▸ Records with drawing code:
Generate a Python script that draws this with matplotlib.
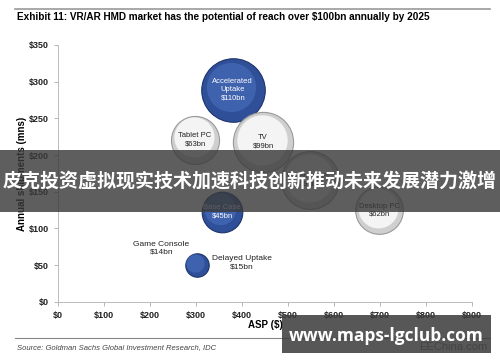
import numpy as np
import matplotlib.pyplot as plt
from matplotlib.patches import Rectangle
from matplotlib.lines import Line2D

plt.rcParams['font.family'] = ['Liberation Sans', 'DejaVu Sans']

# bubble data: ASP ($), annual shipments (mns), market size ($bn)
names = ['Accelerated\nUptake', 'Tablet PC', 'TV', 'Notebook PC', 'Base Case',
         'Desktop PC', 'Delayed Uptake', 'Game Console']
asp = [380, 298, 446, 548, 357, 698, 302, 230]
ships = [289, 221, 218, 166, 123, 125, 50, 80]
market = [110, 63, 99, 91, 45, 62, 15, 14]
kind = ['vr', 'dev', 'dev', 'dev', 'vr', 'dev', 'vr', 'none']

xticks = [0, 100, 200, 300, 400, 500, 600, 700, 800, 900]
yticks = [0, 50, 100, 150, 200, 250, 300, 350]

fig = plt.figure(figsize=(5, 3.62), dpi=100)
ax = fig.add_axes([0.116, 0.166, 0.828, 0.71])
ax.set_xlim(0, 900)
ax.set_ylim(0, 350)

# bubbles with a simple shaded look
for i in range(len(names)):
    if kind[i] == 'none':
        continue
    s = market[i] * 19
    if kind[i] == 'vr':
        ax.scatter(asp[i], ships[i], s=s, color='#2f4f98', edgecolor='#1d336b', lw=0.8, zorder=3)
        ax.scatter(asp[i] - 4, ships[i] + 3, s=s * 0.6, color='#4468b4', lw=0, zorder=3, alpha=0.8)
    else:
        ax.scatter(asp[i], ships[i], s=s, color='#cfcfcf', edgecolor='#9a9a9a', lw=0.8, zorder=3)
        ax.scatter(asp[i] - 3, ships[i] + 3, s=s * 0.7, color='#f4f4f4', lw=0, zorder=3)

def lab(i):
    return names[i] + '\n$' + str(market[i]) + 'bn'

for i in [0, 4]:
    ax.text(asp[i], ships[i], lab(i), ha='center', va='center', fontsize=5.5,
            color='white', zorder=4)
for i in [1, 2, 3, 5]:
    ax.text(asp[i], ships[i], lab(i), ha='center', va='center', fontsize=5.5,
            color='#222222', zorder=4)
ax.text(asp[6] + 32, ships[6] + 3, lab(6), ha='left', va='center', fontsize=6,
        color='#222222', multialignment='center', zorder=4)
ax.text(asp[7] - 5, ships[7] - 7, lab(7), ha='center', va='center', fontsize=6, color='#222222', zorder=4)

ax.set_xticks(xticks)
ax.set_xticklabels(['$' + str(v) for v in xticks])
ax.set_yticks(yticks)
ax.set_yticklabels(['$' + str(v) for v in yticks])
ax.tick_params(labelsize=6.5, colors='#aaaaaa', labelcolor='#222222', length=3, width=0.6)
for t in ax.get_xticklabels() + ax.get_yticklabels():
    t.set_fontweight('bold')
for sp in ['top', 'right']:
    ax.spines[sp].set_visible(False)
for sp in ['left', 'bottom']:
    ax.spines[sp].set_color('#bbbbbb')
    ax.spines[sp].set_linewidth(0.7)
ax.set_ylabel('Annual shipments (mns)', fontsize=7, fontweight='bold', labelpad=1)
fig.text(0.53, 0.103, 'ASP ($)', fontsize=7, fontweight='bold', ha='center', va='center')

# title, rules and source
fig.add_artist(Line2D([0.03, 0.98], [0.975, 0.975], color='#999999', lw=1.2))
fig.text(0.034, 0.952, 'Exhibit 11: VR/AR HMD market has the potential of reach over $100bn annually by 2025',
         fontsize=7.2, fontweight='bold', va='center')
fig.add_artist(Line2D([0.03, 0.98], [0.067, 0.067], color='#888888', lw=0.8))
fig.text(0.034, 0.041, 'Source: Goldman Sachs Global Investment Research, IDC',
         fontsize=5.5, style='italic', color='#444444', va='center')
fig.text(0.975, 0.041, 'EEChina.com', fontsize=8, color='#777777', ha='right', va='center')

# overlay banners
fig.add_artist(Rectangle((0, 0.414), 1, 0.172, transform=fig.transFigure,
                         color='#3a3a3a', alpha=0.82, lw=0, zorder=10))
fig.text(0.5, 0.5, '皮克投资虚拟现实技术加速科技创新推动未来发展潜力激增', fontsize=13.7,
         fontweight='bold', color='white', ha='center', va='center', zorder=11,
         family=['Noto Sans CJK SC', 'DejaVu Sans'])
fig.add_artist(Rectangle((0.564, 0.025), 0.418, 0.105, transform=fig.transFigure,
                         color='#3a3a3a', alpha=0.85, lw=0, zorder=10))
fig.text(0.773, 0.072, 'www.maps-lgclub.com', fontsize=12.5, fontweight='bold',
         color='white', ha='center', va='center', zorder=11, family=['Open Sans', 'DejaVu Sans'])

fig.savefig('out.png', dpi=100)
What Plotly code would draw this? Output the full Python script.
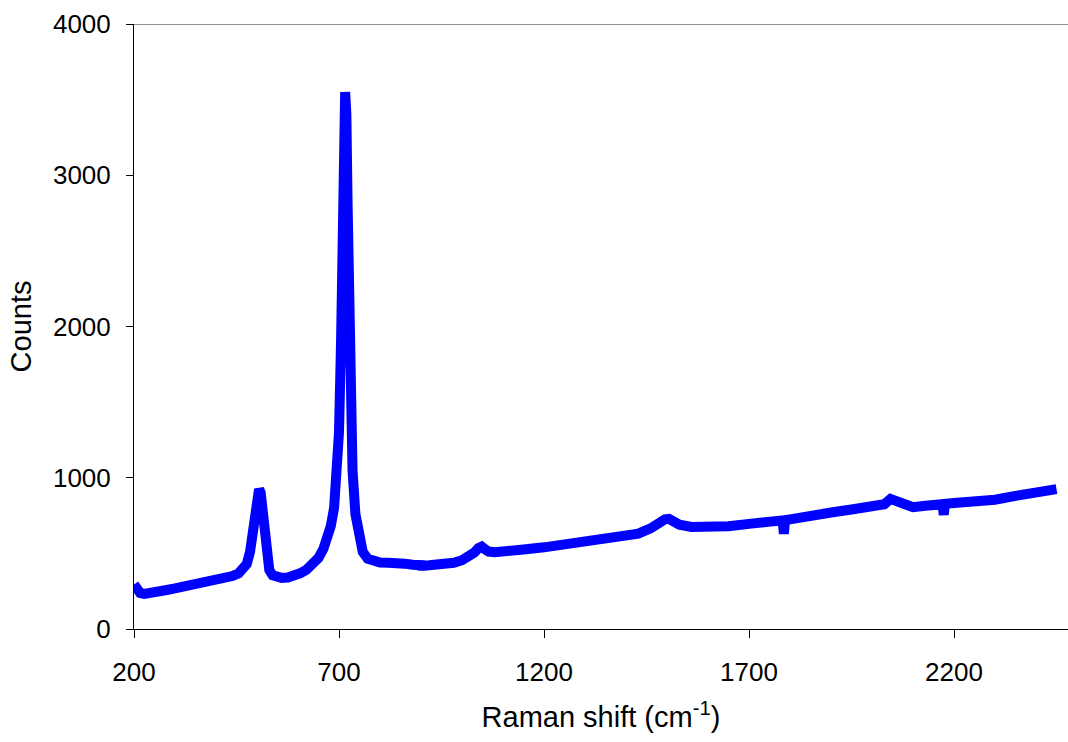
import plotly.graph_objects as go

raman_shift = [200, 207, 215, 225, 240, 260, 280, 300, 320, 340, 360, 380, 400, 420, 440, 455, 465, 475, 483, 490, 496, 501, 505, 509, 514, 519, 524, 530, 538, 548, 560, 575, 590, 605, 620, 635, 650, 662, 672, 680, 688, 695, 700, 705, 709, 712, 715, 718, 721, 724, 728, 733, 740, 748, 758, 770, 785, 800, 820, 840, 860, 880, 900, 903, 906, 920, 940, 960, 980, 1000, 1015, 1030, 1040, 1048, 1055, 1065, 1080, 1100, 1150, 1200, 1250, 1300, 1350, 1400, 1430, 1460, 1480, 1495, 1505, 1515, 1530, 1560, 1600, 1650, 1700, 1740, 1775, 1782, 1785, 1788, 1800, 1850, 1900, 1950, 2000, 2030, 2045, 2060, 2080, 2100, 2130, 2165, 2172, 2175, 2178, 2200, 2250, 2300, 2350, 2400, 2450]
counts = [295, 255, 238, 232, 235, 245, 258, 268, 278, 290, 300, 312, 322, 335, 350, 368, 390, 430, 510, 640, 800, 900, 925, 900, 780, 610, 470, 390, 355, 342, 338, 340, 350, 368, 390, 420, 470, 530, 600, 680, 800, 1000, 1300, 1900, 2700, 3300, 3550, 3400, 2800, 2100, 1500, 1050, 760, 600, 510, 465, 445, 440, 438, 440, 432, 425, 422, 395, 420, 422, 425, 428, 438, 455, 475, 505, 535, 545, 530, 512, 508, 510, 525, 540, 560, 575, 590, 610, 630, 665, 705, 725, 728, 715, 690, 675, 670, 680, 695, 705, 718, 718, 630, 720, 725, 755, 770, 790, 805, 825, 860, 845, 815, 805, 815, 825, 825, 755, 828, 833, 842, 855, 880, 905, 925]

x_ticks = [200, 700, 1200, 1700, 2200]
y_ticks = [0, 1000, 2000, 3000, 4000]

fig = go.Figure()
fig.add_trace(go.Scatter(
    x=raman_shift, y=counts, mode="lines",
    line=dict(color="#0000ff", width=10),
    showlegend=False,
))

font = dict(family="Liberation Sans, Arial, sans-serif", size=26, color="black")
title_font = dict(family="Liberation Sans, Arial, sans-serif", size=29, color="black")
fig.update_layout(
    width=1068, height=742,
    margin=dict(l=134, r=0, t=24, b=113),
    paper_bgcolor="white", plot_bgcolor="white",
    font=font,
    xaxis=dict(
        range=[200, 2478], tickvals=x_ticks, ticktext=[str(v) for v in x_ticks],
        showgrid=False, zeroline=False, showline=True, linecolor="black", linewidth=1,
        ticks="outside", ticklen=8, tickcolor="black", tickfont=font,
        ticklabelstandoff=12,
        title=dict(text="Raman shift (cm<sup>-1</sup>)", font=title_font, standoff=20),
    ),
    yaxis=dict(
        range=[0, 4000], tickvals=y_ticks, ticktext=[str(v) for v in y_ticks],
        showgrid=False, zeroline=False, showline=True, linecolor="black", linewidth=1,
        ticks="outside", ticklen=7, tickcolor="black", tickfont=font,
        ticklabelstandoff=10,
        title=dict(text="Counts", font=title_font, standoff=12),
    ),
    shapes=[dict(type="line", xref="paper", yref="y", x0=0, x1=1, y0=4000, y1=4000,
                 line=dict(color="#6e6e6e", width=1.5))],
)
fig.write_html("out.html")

▸ Do this: Return exactly the lines from the one with "What Plotly code" to the one with "import plotly.graph_objects as go", both ends kept, and only those. Images are left out.

▸ The answer:
What Plotly code would draw this? Output the full Python script.
import plotly.graph_objects as go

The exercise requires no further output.